- _Task details_
Omit all images, then repeat exactly the lines below from the one containing "Generate a Python" through the one containing "1.90, 1.58, 2.78]", both ends included.

- _Records to process_
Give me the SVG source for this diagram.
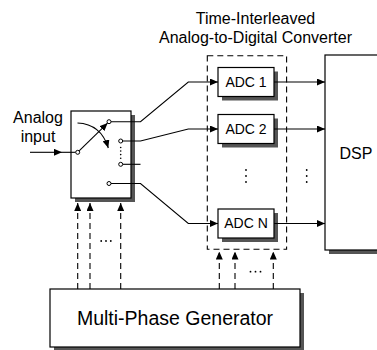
<svg xmlns="http://www.w3.org/2000/svg" width="377" height="350" viewBox="0 0 377 350">
<style>
.box{fill:#fff;stroke:#000;stroke-width:1.2}
.shadow{fill:#555;stroke:none}
.ln{fill:none;stroke:#000;stroke-width:1.1}
.dash{fill:none;stroke:#000;stroke-width:1.1;stroke-dasharray:6,4}
.pin{fill:#fff;stroke:#000;stroke-width:1}
.dot{fill:#000}
text{font-family:"Liberation Sans",Arial,sans-serif;fill:#000}
</style>
<defs>
<marker id="arr" viewBox="0 0 8 7" markerWidth="8" markerHeight="7" refX="8" refY="3.5" orient="auto" markerUnits="userSpaceOnUse">
<path d="M0,0 L8,3.5 L0,7 z" fill="#000"/>
</marker>
</defs>
<rect width="377" height="350" fill="#fff"/>

<g id="title">
<text x="255.5" y="24" font-size="16" text-anchor="middle">Time-Interleaved</text>
<text x="255.5" y="43" font-size="16" text-anchor="middle">Analog-to-Digital Converter</text>
</g>

<g id="input-label">
<text x="38" y="123" font-size="16" text-anchor="middle">Analog</text>
<text x="38" y="141.5" font-size="16" text-anchor="middle">input</text>
</g>

<g id="switch">
<rect class="shadow" x="75" y="115" width="60" height="87"/>
<rect class="box" x="71" y="111" width="60" height="87"/>
</g>

<g id="tiadc-frame">
<rect class="dash" x="207.3" y="55.7" width="79.3" height="193.6" fill="none"/>
</g>

<g id="adc1">
<rect class="shadow" x="222" y="71.5" width="56" height="29"/>
<rect class="box" x="218" y="67.5" width="56" height="29"/>
<text x="246" y="86.8" font-size="14" text-anchor="middle">ADC 1</text>
</g>
<g id="adc2">
<rect class="shadow" x="222" y="118.5" width="56" height="29"/>
<rect class="box" x="218" y="114.5" width="56" height="29"/>
<text x="246" y="133.8" font-size="14" text-anchor="middle">ADC 2</text>
</g>
<g id="adcn">
<rect class="shadow" x="222" y="213" width="56" height="29"/>
<rect class="box" x="218" y="209" width="56" height="29"/>
<text x="246" y="228.3" font-size="14" text-anchor="middle">ADC N</text>
</g>

<g id="dsp">
<rect class="shadow" x="329" y="59" width="60" height="195"/>
<rect class="box" x="325" y="55" width="60" height="195"/>
<text x="356" y="158.5" font-size="16" text-anchor="middle">DSP</text>
</g>

<g id="generator">
<rect class="shadow" x="54" y="293" width="250" height="58"/>
<rect class="box" x="50" y="289" width="250" height="58"/>
<text x="175" y="324.5" font-size="19.5" text-anchor="middle">Multi-Phase Generator</text>
</g>

<g id="connectors">
<!-- analog input -->
<path class="ln" d="M30,152.3 H62" marker-end="url(#arr)"/>
<path class="ln" d="M62,152.3 H75.7"/>
<!-- switch arm -->
<path class="ln" d="M79.1,150.9 L107.6,123.1" marker-end="url(#arr)"/>
<!-- rotation arrow -->
<path class="ln" d="M77.5,123 Q101,124 108.3,148" marker-end="url(#arr)"/>
<!-- switch outputs -->
<path class="ln" d="M111,121.7 H140.5 L188.3,82 H218" marker-end="url(#arr)"/>
<path class="ln" d="M122.7,141 H140.5 L188.3,129 H218" marker-end="url(#arr)"/>
<path class="ln" d="M122.7,164.3 H140.5"/>
<path class="ln" d="M111,183.5 H140.5 L188.3,223.5 H218" marker-end="url(#arr)"/>
<!-- ADC outputs -->
<path class="ln" d="M274,82 H325" marker-end="url(#arr)"/>
<path class="ln" d="M274,129 H325" marker-end="url(#arr)"/>
<path class="ln" d="M274,223.5 H325" marker-end="url(#arr)"/>
<!-- clock phases to switch -->
<path class="dash" d="M77.7,289 V203" marker-end="url(#arr)"/>
<path class="dash" d="M90,289 V203" marker-end="url(#arr)"/>
<path class="dash" d="M120.7,289 V203" marker-end="url(#arr)"/>
<!-- clock phases to ADCs -->
<path class="dash" d="M219.3,289 V251.5" marker-end="url(#arr)"/>
<path class="dash" d="M235,289 V251.5" marker-end="url(#arr)"/>
<path class="dash" d="M273.3,289 V251.5" marker-end="url(#arr)"/>
</g>

<g id="pins">
<circle class="pin" cx="77.7" cy="152.3" r="2"/>
<circle class="pin" cx="109" cy="121.7" r="2"/>
<circle class="pin" cx="120.7" cy="141" r="2"/>
<circle class="pin" cx="120.7" cy="164.3" r="2"/>
<circle class="pin" cx="109" cy="183.5" r="2"/>
</g>

<g id="ellipses">
<circle class="dot" cx="120.7" cy="147.5" r="0.8"/>
<circle class="dot" cx="120.7" cy="151" r="0.8"/>
<circle class="dot" cx="120.7" cy="154.6" r="0.8"/>
<circle class="dot" cx="120.7" cy="158.2" r="0.8"/>
<circle class="dot" cx="246" cy="170" r="0.9"/>
<circle class="dot" cx="246" cy="176" r="0.9"/>
<circle class="dot" cx="246" cy="182" r="0.9"/>
<circle class="dot" cx="306.7" cy="170" r="0.9"/>
<circle class="dot" cx="306.7" cy="176" r="0.9"/>
<circle class="dot" cx="306.7" cy="182" r="0.9"/>
<circle class="dot" cx="101.2" cy="241" r="0.9"/>
<circle class="dot" cx="106" cy="241" r="0.9"/>
<circle class="dot" cx="110.8" cy="241" r="0.9"/>
<circle class="dot" cx="250.5" cy="271.7" r="0.9"/>
<circle class="dot" cx="255.5" cy="271.7" r="0.9"/>
<circle class="dot" cx="260.5" cy="271.7" r="0.9"/>
</g>
</svg>
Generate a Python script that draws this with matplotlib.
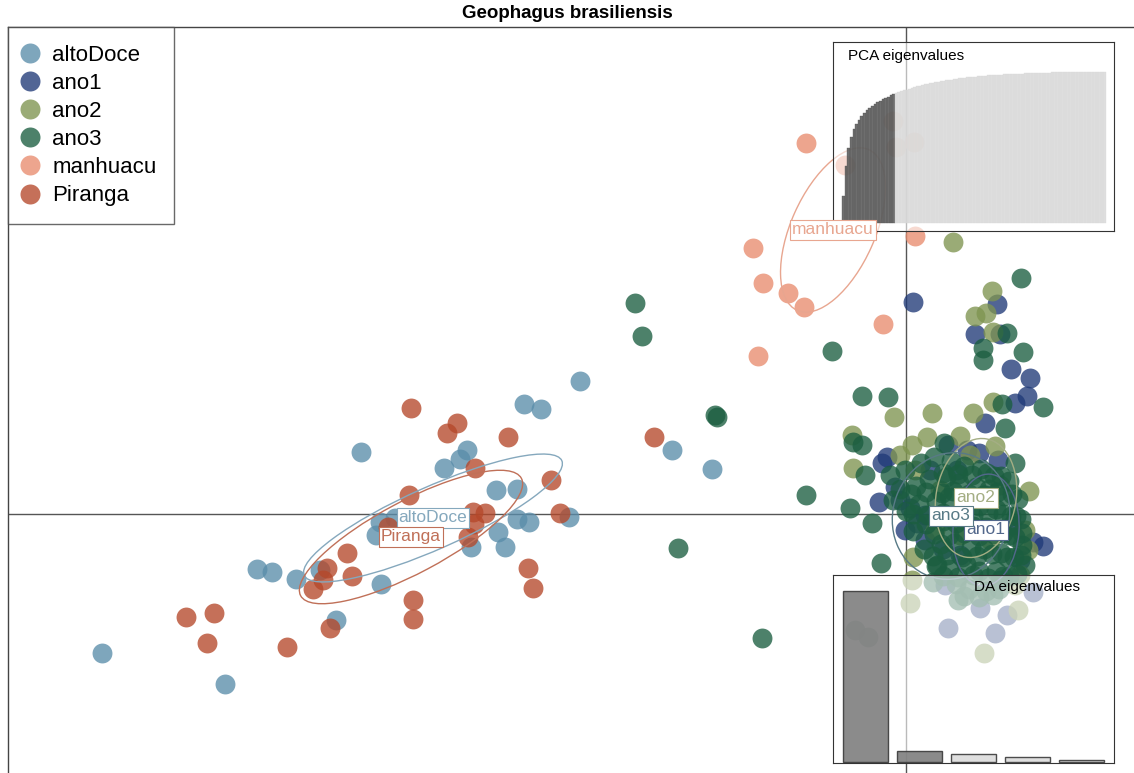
import matplotlib
matplotlib.use("Agg")
import matplotlib.pyplot as plt
from matplotlib.patches import Ellipse
from matplotlib.lines import Line2D

plt.rcParams['font.family'] = ['Liberation Sans', 'DejaVu Sans']

# DAPC scores (LD1, LD2) per population
alto_x = [-8.04, -6.81, -6.49, -6.34, -6.10, -5.86, -5.70, -5.45, -5.26, -5.11, -5.30, -5.25, -4.62, -4.46,
          -4.39, -4.10, -3.89, -4.08, -4.01, -4.35, -3.89, -3.77, -3.37, -3.82, -3.65, -3.26, -2.34, -1.94]
alto_y = [-1.39, -1.70, -0.55, -0.58, -0.65, -0.56, -1.06, 0.62, -0.08, -0.04, -0.21, -0.70, 0.46, 0.55,
          0.64, 0.24, 0.25, -0.18, -0.33, -0.33, -0.05, -0.08, -0.03, 1.10, 1.05, 1.33, 0.64, 0.45]

pir_x = [-4.95, -4.59, -4.49, -3.98, -4.31, -4.97, -3.55, -4.33, -4.21, -4.32, -4.38, -3.46, -5.18, -5.59,
         -5.79, -5.83, -5.93, -5.54, -4.93, -4.93, -3.78, -3.73, -5.76, -7.20, -6.92, -6.99, -6.19, -2.52]
pir_y = [1.06, 0.81, 0.91, 0.77, 0.46, 0.19, 0.34, 0.02, 0.01, -0.10, -0.23, 0.01, -0.13, -0.39,
         -0.54, -0.66, -0.75, -0.62, -0.86, -1.05, -0.54, -0.74, -1.14, -1.03, -0.99, -1.29, -1.33, 0.77]

man_x = [-1.00, -0.61, -0.13, -0.10, 0.08, -1.53, -1.43, -1.18, -1.02, -0.23, -1.48, 0.09]
man_y = [3.71, 3.49, 3.93, 3.67, 3.72, 2.66, 2.31, 2.21, 2.07, 1.90, 1.58, 2.78]

ano1_x = [0.07, 0.91, 0.69, 0.94, 1.05, 1.24, 1.21, 1.09, 0.79, -0.19, -0.24, 0.61, 0.73, 0.42, -0.27,
          -0.11, 0.04, 0.11, 1.37, 1.27, 0.37, 0.92, 0.42, 0.89, 0.74, 1.01, 1.27,
          0.24, 0.51, -0.06, 0.19, 0.79, 1.06, 0.54, 0.39, 0.94, 1.14, 0.19, -0.01]
ano1_y = [2.12, 2.10, 1.80, 1.80, 1.45, 1.36, 1.18, 1.11, 0.91, 0.57, 0.51, 0.64, 0.61, 0.69, 0.12,
          0.27, 0.06, -0.09, -0.32, -0.28, -0.35, 0.54, -1.14, -1.19, -0.94, -1.01, -0.78,
          0.44, 0.44, 0.14, -0.01, 0.19, -0.11, -0.41, -0.71, -0.66, -0.46, -0.26, -0.16]

ano2_x = [0.47, 0.86, 0.69, 0.80, 0.87, 0.87, 0.67, 0.26, -0.12, -0.54, -0.53, 0.21, 0.54, 0.89, 1.23,
          0.07, 0.04, 0.78, 1.12, 0.06,
          0.09, 0.64, 0.34, 0.94, 1.19, 1.22, 0.84, 0.54, 1.09, 0.29, 1.14, 0.06, -0.06]
ano2_y = [2.72, 2.23, 1.98, 2.01, 1.82, 1.12, 1.01, 1.01, 0.97, 0.79, 0.46, 0.77, 0.78, 0.68, 0.23,
          -0.43, -0.89, -1.39, -0.96, 0.69,
          0.44, 0.59, 0.24, 0.29, -0.16, -0.36, -0.26, -0.21, -0.71, -0.16, -0.61, -0.66, 0.59]

ano3_x = [-2.71, -2.64, -0.74, -1.91, -1.89, -1.00, -2.28, -1.44, -0.44, -0.18, 1.15, 1.17, 0.77, 0.77,
          1.01, 1.37, 0.96, -0.53, -0.44, -0.41, 0.99, 1.09, -0.56, -0.34, -0.25, 0.31, 0.38, -0.51,
          -0.38, 0.27, 0.52,
          -0.01, 0.15, 0.28, 0.45, 0.58, 0.75, 0.88, 1.03,
          -0.06, 0.10, 0.23, 0.40, 0.53, 0.70, 0.83, 0.98, 1.12,
          0.00, 0.13, 0.30, 0.43, 0.60, 0.73, 0.90, 1.05, 1.15,
          0.07, 0.20, 0.37, 0.50, 0.67, 0.80, 0.97, 1.09,
          0.18, 0.35, 0.48, 0.65, 0.78, 0.95, 1.08,
          0.30, 0.43, 0.60, 0.73, 0.90, 1.03,
          0.50, 0.63, 0.80, 0.93,
          -0.16, -0.13, 1.16, 1.19,
          0.37, 0.52, 0.66, 0.81, 0.95,
          0.05, 0.20, 0.36, 0.47, 0.63, 0.77, 0.91, 1.06,
          0.07, 0.22, 0.37, 0.52, 0.67, 0.82, 0.97, 1.10,
          0.28, 0.43, 0.58, 0.73, 0.88, 1.03, 1.16,
          0.27, 0.41, 0.56, 0.71, 0.86, 1.01, 1.15,
          0.37, 0.52, 0.67, 0.82, 0.97, 1.11,
          0.58, 0.73, 0.87]
ano3_y = [2.11, 1.78, 1.63, 0.99, 0.97, 0.19, -0.34, -1.24, 1.18, 1.17, 2.36, 1.62, 1.54, 1.66,
          1.81, 1.07, 1.10, 0.72, 0.69, 0.39, 0.86, 0.51, 0.06, -0.09, -0.49, -0.51, 0.71, -1.16,
          -1.23, -0.68, -0.86,
          0.44, 0.51, 0.57, 0.53, 0.48, 0.45, 0.38, 0.33,
          0.25, 0.28, 0.35, 0.37, 0.31, 0.27, 0.25, 0.18, 0.15,
          0.03, 0.10, 0.13, 0.17, 0.11, 0.08, 0.05, -0.02, -0.05,
          -0.17, -0.10, -0.07, -0.09, -0.12, -0.13, -0.19, -0.23,
          -0.35, -0.30, -0.29, -0.33, -0.35, -0.39, -0.43,
          -0.52, -0.55, -0.50, -0.57, -0.57, -0.62,
          -0.70, -0.75, -0.77, -0.75,
          0.39, 0.14, -0.31, -0.51,
          0.41, 0.40, 0.39, 0.41, 0.38,
          0.20, 0.22, 0.21, 0.23, 0.20, 0.19, 0.22, 0.20,
          0.00, -0.01, 0.01, 0.00, -0.02, 0.01, 0.00, -0.02,
          -0.20, -0.21, -0.19, -0.22, -0.20, -0.21, -0.19,
          -0.42, -0.41, -0.43, -0.42, -0.40, -0.43, -0.41,
          -0.62, -0.63, -0.61, -0.64, -0.62, -0.60,
          -0.82, -0.83, -0.81]

groups = ['altoDoce', 'ano1', 'ano2', 'ano3', 'manhuacu', 'Piranga']
colors = ['#5a8daa', '#203a78', '#7e9450', '#1b5e40', '#e88c6e', '#b5482a']
label_colors = ['#85a8bd', '#53688c', '#a4ae84', '#587a86', '#e8a690', '#c07058']
xs = [alto_x, ano1_x, ano2_x, ano3_x, man_x, pir_x]
ys = [alto_y, ano1_y, ano2_y, ano3_y, man_y, pir_y]

# group centres and inertia ellipses (half axes, angle in degrees)
cent_x = [-4.73, 0.80, 0.70, 0.45, -0.73, -4.95]
cent_y = [-0.04, -0.16, 0.16, -0.02, 2.84, -0.23]
ell_a = [1.41, 0.56, 0.60, 0.64, 0.88, 1.25]
ell_b = [0.31, 0.33, 0.40, 0.58, 0.42, 0.36]
ell_ang = [24, 86, 80, 70, 66, 28]

# PCA cumulative variance (%) and DA eigenvalues
pca_cum = [18, 38, 50, 57, 62, 65.5, 68.5, 71, 73, 74.8, 76.4, 77.8, 79, 80.1, 81.1, 82, 82.9, 83.7,
           84.5, 85.2, 85.9, 86.6, 87.2, 87.8, 88.4, 89, 89.5, 90, 90.5, 91, 91.4, 91.8, 92.2, 92.6,
           93, 93.3, 93.6, 93.9, 94.2, 94.5, 94.8, 95.05, 95.3, 95.55, 95.8, 96.0, 96.2, 96.4, 96.6,
           96.8, 97.0, 97.15, 97.3, 97.45, 97.6, 97.75, 97.9, 98.0, 98.1, 98.2, 98.3, 98.4, 98.5,
           98.6, 98.7, 98.78, 98.86, 98.94, 99.02, 99.1, 99.17, 99.24, 99.31, 99.38, 99.44, 99.5,
           99.55, 99.6, 99.65, 99.7, 99.74, 99.78, 99.81, 99.84, 99.87, 99.89, 99.91, 99.93, 99.95,
           99.96, 99.97, 99.98, 99.985, 99.99, 99.993, 99.996, 99.998, 99.999, 100, 100]
n_pca = 20
da_eig = [855, 56, 40, 25, 10]
n_da = 2

W, H = 1134, 773
XLIM = (-8.98, 2.34)
YLIM = (-2.66, 4.87)
fig = plt.figure(figsize=(W / 100, H / 100), dpi=100)
ax = fig.add_axes([8 / W, 1 - 780 / H, 1132 / W, 753 / H], zorder=1)
ax.set_xlim(*XLIM)
ax.set_ylim(*YLIM)
ax.set_xticks([])
ax.set_yticks([])
for s in ax.spines.values():
    s.set_color('#444444')
    s.set_linewidth(1.0)

ax.axhline(0, color='#555555', lw=1, zorder=1)
ax.axvline(0, color='#555555', lw=1, zorder=1)

for g, c, x, y in zip(groups, colors, xs, ys):
    ax.scatter(x, y, s=205, color=c, alpha=0.78, linewidths=0, zorder=2)

for i, g in enumerate(groups):
    e = Ellipse((cent_x[i], cent_y[i]), 2 * ell_a[i], 2 * ell_b[i], angle=ell_ang[i],
                fill=False, ec=label_colors[i], lw=1.0, zorder=3)
    ax.add_patch(e)

handles = [Line2D([], [], ls='', marker='o', ms=14.4, mew=0, color=c, alpha=0.78) for c in colors]
leg = ax.legend(handles, groups, loc='upper left', bbox_to_anchor=(0, 1), borderaxespad=0,
                fontsize=16, frameon=True, fancybox=False, edgecolor='#444444', borderpad=0.8,
                handlelength=0.38, handletextpad=0.81, labelspacing=0.32)
leg.get_frame().set_linewidth(1.0)
leg.set_zorder(6)

fig.text(0.5, 1 - 14 / H, 'Geophagus brasiliensis', ha='center', va='center',
         fontsize=13.5, fontweight='bold')

# PCA eigenvalues inset
ax1 = fig.add_axes([833 / W, 1 - 231 / H, 281 / W, 189 / H], zorder=5)
ax1.set_facecolor((1, 1, 1, 0.6))
pos = list(range(1, len(pca_cum) + 1))
cols = ['#555555' if p <= n_pca else '#d9d9d9' for p in pos]
ax1.bar(pos, pca_cum, width=1.0, color=cols, edgecolor=cols, lw=0.3, alpha=0.85)
ax1.set_xlim(-2.91, 103.5)
ax1.set_ylim(-5.3, 119.9)
ax1.set_xticks([])
ax1.set_yticks([])
for s in ax1.spines.values():
    s.set_color('#333333')
ax1.text(15 / 281, 1 - 14 / 189, 'PCA eigenvalues', transform=ax1.transAxes, fontsize=11,
         ha='left', va='center')

# DA eigenvalues inset
ax2 = fig.add_axes([833 / W, 1 - 763 / H, 281 / W, 188 / H], zorder=5)
ax2.set_facecolor((1, 1, 1, 0.6))
pos = list(range(1, len(da_eig) + 1))
cols = ['#7f7f7f' if p <= n_da else '#dcdcdc' for p in pos]
ax2.bar(pos, da_eig, width=0.833, color=cols, edgecolor='#3a3a3a', lw=1.0, alpha=0.9)
ax2.set_xlim(0.398, 5.60)
ax2.set_ylim(-5, 855 * 188 / 171 - 5)
ax2.set_xticks([])
ax2.set_yticks([])
for s in ax2.spines.values():
    s.set_color('#333333')
ax2.text(1 - 34 / 281, 1 - 12 / 188, 'DA eigenvalues', transform=ax2.transAxes, fontsize=11,
         ha='right', va='center')

# group labels on an overlay so they sit above the insets
top = fig.add_axes(ax.get_position(), zorder=7, frameon=False)
top.set_xlim(*XLIM)
top.set_ylim(*YLIM)
top.set_xticks([])
top.set_yticks([])
top.patch.set_alpha(0)
for i, g in enumerate(groups):
    top.text(cent_x[i], cent_y[i], g, color=label_colors[i], fontsize=12.5, ha='center', va='center',
             bbox=dict(boxstyle='square,pad=0.12', fc='white', ec=label_colors[i], lw=0.8))

fig.savefig('out.png', dpi=100)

- _Task response_
Generate a Python script that draws this with matplotlib.
import matplotlib
matplotlib.use("Agg")
import matplotlib.pyplot as plt
from matplotlib.patches import Ellipse
from matplotlib.lines import Line2D

plt.rcParams['font.family'] = ['Liberation Sans', 'DejaVu Sans']

# DAPC scores (LD1, LD2) per population
alto_x = [-8.04, -6.81, -6.49, -6.34, -6.10, -5.86, -5.70, -5.45, -5.26, -5.11, -5.30, -5.25, -4.62, -4.46,
          -4.39, -4.10, -3.89, -4.08, -4.01, -4.35, -3.89, -3.77, -3.37, -3.82, -3.65, -3.26, -2.34, -1.94]
alto_y = [-1.39, -1.70, -0.55, -0.58, -0.65, -0.56, -1.06, 0.62, -0.08, -0.04, -0.21, -0.70, 0.46, 0.55,
          0.64, 0.24, 0.25, -0.18, -0.33, -0.33, -0.05, -0.08, -0.03, 1.10, 1.05, 1.33, 0.64, 0.45]

pir_x = [-4.95, -4.59, -4.49, -3.98, -4.31, -4.97, -3.55, -4.33, -4.21, -4.32, -4.38, -3.46, -5.18, -5.59,
         -5.79, -5.83, -5.93, -5.54, -4.93, -4.93, -3.78, -3.73, -5.76, -7.20, -6.92, -6.99, -6.19, -2.52]
pir_y = [1.06, 0.81, 0.91, 0.77, 0.46, 0.19, 0.34, 0.02, 0.01, -0.10, -0.23, 0.01, -0.13, -0.39,
         -0.54, -0.66, -0.75, -0.62, -0.86, -1.05, -0.54, -0.74, -1.14, -1.03, -0.99, -1.29, -1.33, 0.77]

man_x = [-1.00, -0.61, -0.13, -0.10, 0.08, -1.53, -1.43, -1.18, -1.02, -0.23, -1.48, 0.09]
man_y = [3.71, 3.49, 3.93, 3.67, 3.72, 2.66, 2.31, 2.21, 2.07, 1.90, 1.58, 2.78]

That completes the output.